-- begin MATERIAL PROVIDED --

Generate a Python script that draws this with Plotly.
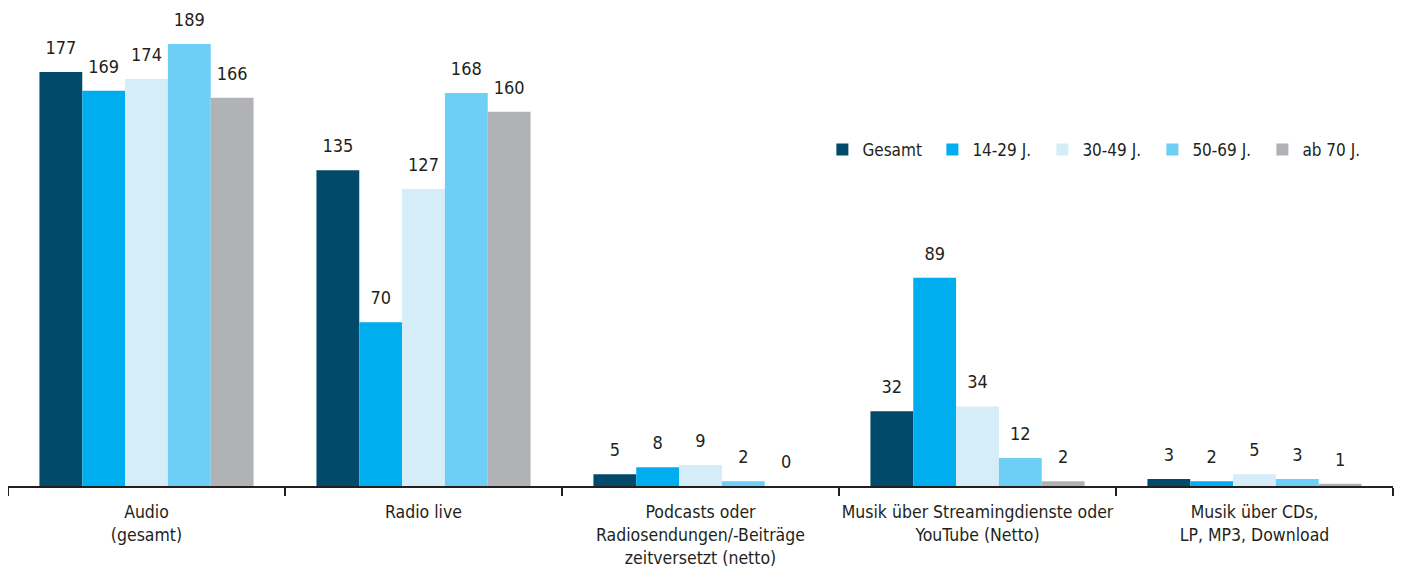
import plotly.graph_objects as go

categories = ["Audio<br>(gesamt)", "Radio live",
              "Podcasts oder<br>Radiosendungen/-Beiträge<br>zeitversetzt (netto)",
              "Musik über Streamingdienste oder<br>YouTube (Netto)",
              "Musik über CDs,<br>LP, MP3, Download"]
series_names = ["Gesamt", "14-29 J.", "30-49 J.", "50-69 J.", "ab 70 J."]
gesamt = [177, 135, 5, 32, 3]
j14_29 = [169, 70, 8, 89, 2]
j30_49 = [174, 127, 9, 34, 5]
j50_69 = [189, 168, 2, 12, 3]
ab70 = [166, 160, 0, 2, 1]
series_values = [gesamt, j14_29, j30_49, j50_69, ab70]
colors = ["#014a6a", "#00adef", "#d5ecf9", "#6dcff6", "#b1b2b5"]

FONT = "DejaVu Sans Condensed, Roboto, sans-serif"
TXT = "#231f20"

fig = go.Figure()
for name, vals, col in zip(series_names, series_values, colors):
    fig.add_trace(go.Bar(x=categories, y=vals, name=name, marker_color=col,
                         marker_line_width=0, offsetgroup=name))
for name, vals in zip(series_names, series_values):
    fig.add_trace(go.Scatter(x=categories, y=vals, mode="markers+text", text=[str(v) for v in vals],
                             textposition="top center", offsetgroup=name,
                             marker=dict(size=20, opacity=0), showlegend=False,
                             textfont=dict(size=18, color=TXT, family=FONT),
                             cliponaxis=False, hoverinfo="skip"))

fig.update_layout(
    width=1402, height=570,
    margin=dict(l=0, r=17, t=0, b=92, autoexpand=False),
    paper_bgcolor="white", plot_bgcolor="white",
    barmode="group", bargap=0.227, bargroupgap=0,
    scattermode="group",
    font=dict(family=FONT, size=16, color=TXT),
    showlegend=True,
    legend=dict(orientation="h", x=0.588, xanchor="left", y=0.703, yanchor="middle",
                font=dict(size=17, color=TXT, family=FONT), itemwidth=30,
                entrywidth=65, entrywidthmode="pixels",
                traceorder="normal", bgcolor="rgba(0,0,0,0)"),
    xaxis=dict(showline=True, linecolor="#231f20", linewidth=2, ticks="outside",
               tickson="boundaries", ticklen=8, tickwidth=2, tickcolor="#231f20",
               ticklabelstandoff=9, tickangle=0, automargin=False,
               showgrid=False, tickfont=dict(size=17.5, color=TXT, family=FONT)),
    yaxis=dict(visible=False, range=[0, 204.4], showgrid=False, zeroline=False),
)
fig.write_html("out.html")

-- end MATERIAL PROVIDED --

**TASK REQUIREMENTS**
Repeat, with no pictures, each line from the beginning of the data through the line containing "import plotly.graph_objects as go", inclusive.

**EXERCISE SOLUTION**
Generate a Python script that draws this with Plotly.
import plotly.graph_objects as go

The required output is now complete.